King family draws fees from DC memorial project

By | April 21, 2009

The family of the Rev. Martin Luther King Jr. has charged the foundation building a monument to the civil rights leader on the National Mall about $800,000 for the use of his words and image — an arrangement one leading scholar says King would have found offensive.

The memorial — including a 28-foot sculpture depicting King emerging from a chunk of granite — is being paid for almost entirely with private money in a fundraising campaign led by the Martin Luther King Jr. National Memorial Project Foundation. The monument will be turned over to the National Park Service once it is complete.

The foundation has been paying the King family for the use of his words and image in its fundraising materials. The family has not charged for the use of King’s likeness in the monument itself.

“I don’t think the Jefferson family, the Lincoln family … I don’t think any other group of family ancestors has been paid a licensing fee for a memorial in Washington,” said Cambridge University historian David Garrow, who won a Pulitzer Prize for his biography of King. “One would think any family would be so thrilled to have their forefather celebrated and memorialized in D.C. that it would never dawn on them to ask for a penny.”

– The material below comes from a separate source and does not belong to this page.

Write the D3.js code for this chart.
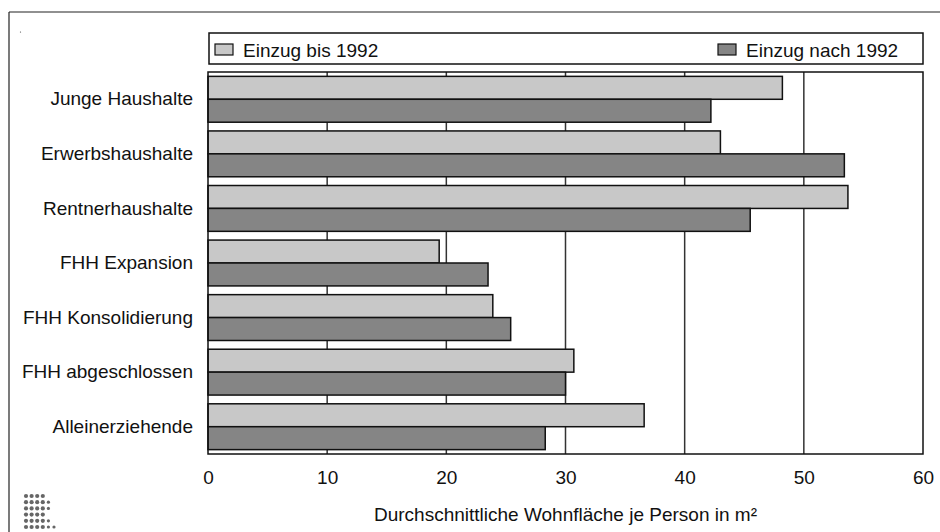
<!DOCTYPE html>
<html>
<head>
<meta charset="utf-8">
<script src="https://cdn.jsdelivr.net/npm/d3@7"></script>
<style>
  body { margin: 0; background: #fff; }
  text { font-family: "Liberation Sans", Arial, sans-serif; fill: #111; }
</style>
</head>
<body>
<div id="chart"></div>
<script>
"use strict";

const categories = [
  "Junge Haushalte",
  "Erwerbshaushalte",
  "Rentnerhaushalte",
  "FHH Expansion",
  "FHH Konsolidierung",
  "FHH abgeschlossen",
  "Alleinerziehende"
];
const seriesNames = ["Einzug bis 1992", "Einzug nach 1992"];
const bis1992 = [48.2, 43.0, 53.7, 19.4, 23.9, 30.7, 36.6];
const nach1992 = [42.2, 53.4, 45.5, 23.5, 25.4, 30.0, 28.3];
const xTicks = [0, 10, 20, 30, 40, 50, 60];
const xTitle = "Durchschnittliche Wohnfläche je Person in m²";

const width = 940;
const height = 532;
const plot = { left: 208, right: 923, top: 72, bottom: 454 };
const colors = ["#c8c8c8", "#858585"];
const fontSize = 19;

const svg = d3.select("#chart")
  .append("svg")
  .attr("width", width)
  .attr("height", height)
;

// frame (top and left edge of the original figure)
svg.append("line")
  .attr("x1", 9).attr("y1", 12).attr("x2", width).attr("y2", 12)
  .attr("stroke", "#222").attr("stroke-width", 1.2);
svg.append("line")
  .attr("x1", 9).attr("y1", 12).attr("x2", 9).attr("y2", height)
  .attr("stroke", "#222").attr("stroke-width", 1.2);
svg.append("circle").attr("cx", 20.5).attr("cy", 32).attr("r", 0.6).attr("fill", "#444");

const xScale = d3.scaleLinear()
  .domain([0, 60])
  .range([plot.left, plot.right]);

const yScale = d3.scaleBand()
  .domain(categories)
  .range([plot.top, plot.bottom])
  .paddingInner(0.16)
  .paddingOuter(0.08);

const subScale = d3.scaleBand()
  .domain(seriesNames)
  .range([0, yScale.bandwidth()]);

// grid lines behind the bars
svg.append("g")
  .selectAll("line")
  .data(xTicks.filter(t => t > 0 && t < 60))
  .join("line")
  .attr("x1", d => xScale(d))
  .attr("x2", d => xScale(d))
  .attr("y1", plot.top)
  .attr("y2", plot.bottom)
  .attr("stroke", "#333")
  .attr("stroke-width", 1.5);

// bars
const rows = categories.map((c, i) => ({ cat: c, values: [bis1992[i], nach1992[i]] }));

svg.append("g")
  .selectAll("g")
  .data(rows)
  .join("g")
  .attr("transform", d => `translate(0,${yScale(d.cat)})`)
  .selectAll("rect")
  .data(d => d.values.map((v, j) => ({ name: seriesNames[j], value: v, j: j })))
  .join("rect")
  .attr("x", xScale(0))
  .attr("y", d => subScale(d.name))
  .attr("width", d => xScale(d.value) - xScale(0))
  .attr("height", subScale.bandwidth())
  .attr("fill", d => colors[d.j])
  .attr("stroke", "#111")
  .attr("stroke-width", 1.5);

// plot frame
svg.append("rect")
  .attr("x", plot.left)
  .attr("y", plot.top)
  .attr("width", plot.right - plot.left)
  .attr("height", plot.bottom - plot.top)
  .attr("fill", "none")
  .attr("stroke", "#111")
  .attr("stroke-width", 1.5);

// category labels
const yAxis = d3.axisLeft(yScale).tickSize(0).tickPadding(15);
svg.append("g")
  .attr("transform", `translate(${plot.left},0)`)
  .call(yAxis)
  .call(g => g.select(".domain").remove())
  .call(g => g.selectAll("text")
    .attr("font-size", fontSize)
    .attr("font-family", "Liberation Sans, Arial, sans-serif")
    .attr("fill", "#111"));

// x axis tick labels
const xAxis = d3.axisBottom(xScale).tickValues(xTicks).tickSize(0).tickPadding(17);
svg.append("g")
  .attr("transform", `translate(0,${plot.bottom})`)
  .call(xAxis)
  .call(g => g.select(".domain").remove())
  .call(g => g.selectAll("text")
    .attr("font-size", fontSize)
    .attr("font-family", "Liberation Sans, Arial, sans-serif")
    .attr("fill", "#111"));

svg.append("text")
  .attr("x", (plot.left + plot.right) / 2)
  .attr("y", 521)
  .attr("text-anchor", "middle")
  .attr("font-size", fontSize)
  .text(xTitle);

// legend
const legend = svg.append("g");
legend.append("rect")
  .attr("x", 209).attr("y", 33)
  .attr("width", plot.right - 209).attr("height", 31)
  .attr("fill", "#fff").attr("stroke", "#111").attr("stroke-width", 1.5);

const legendItems = [
  { name: seriesNames[0], x: 215, color: colors[0] },
  { name: seriesNames[1], x: 718, color: colors[1] }
];
const li = legend.selectAll("g.item")
  .data(legendItems)
  .join("g")
  .attr("class", "item")
  .attr("transform", d => `translate(${d.x},44)`);
li.append("rect")
  .attr("width", 18).attr("height", 11)
  .attr("fill", d => d.color)
  .attr("stroke", "#111").attr("stroke-width", 1.2);
li.append("text")
  .attr("x", 28).attr("y", 13)
  .attr("font-size", fontSize)
  .text(d => d.name);

// dotted logo bottom-left
const logoRows = [4, 5, 5, 4, 5, 6];
const logo = svg.append("g").attr("fill", "#666");
logoRows.forEach((n, r) => {
  for (let c = 0; c < n; c++) {
    logo.append("circle")
      .attr("cx", 26 + c * 5.6)
      .attr("cy", 496 + r * 6.2)
      .attr("r", c < 4 ? 2.1 : 1.6);
  }
});
</script>
</body>
</html>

King would have been “absolutely scandalized by the profiteering behavior of his children,” Garrow said.

According to financial documents reviewed by The Associated Press, the foundation paid $761,160 in 2007 to Intellectual Properties Management Inc., an entity run by King’s family. Documents also show a “management” fee of $71,700 was paid to the family estate in 2003.

In a statement to the AP, Intellectual Properties Management said the proceeds it receives go to the King Center in Atlanta, where King and his wife, Coretta Scott King, are entombed. The statement said the arrangement was made out of concern that fundraising for the monument would undercut donations to the King Center.

“Many individuals believe all `King’ fundraising initiatives are interrelated and don’t donate to the King Center, thinking they have already supported it by donating to the memorial,” the statement said.

King’s son Dexter serves as the center’s chairman, and his cousin Isaac Farris Jr. is president and chief executive officer. King’s two other surviving children, Martin Luther King III and Bernice King, are lifetime members of the board of directors.

A review of the King’s Center financial documents shows that public support for the nonprofit organization did decline each year from 2004 to 2006, while fundraising for the Washington memorial was under way. More recent tax returns were not available.

The monument will be on the banks of the Tidal Basin, between the Lincoln and Jefferson memorials, and would be the first major tribute to the 1964 Nobel Peace Prize winner outside Atlanta.

For years, King’s family has fiercely protected his legacy, suing for a share of the proceeds from the use of his words and images in merchandise and publications. In the 1990s, the family reached settlements with USA Today and CBS over their use of King’s “I Have a Dream” speech without permission. A federal appeals court ruled in 1999 during the CBS case that the speech was not in the public domain.

But historians and the National Park Service said they are not aware of any other case in which builders of a national monument had to license the image of their subject.

National Park Service spokesman Bill Line said licensing fees are “unfamiliar territory” for a memorial that will eventually be turned over to the government. The Park Service was unaware of the fees but plans to discuss their potential implications, he said.

Harry Johnson, president of the Martin Luther King Jr. National Memorial Project Foundation, said that the fees were not a burden and that the foundation has a good relationship with the King family.

“We just want to build the memorial,” said Johnson, a Houston lawyer. “The memorial we are building will be the people’s memorial and will belong to the people of the United States.”

The foundation hopes to begin building the $120 million memorial this year. It has raised $104 million of that so far, including $10 million from Congress. It has tapped charitable foundations, Fortune 500 companies and individuals, sending letters to more than 1 million potential donors.

The intellectual property issue first surfaced in 2001, when the King family’s efforts to seek a licensing agreement briefly stalled fundraising.

Johnson said the memorial’s central sculpture does not fall within the family’s intellectual property rights, and nearly all the King quotations being incorporated into the design are in the public domain, which means no licensing fees need to be paid.

The foundation did not pay any fees to the King family in 2008, but it could face more licensing fees in the future if it uses certain words or images in its activities, Johnson said.

Rebecca Rimel, president and CEO of the Pew Charitable Trusts, which gave $1 million to the project in 2007, said the group was not aware of the licensing arrangement but is now asking that its gift be used only to support the memorial’s construction.

“We think the memorial is an important and overdue recognition, but we really don’t want to get involved with relationships with the family and their estate,” Rimel said.

Charon Darris, a New York banker and alumnus of Morehouse College, King’s alma mater, said he raised about $1,000 for the memorial project with friends and did not have a problem with the fees.

“I don’t think that’s an unreasonable amount,” he said. “Ultimately, the kids lost their father, the wife lost her husband.”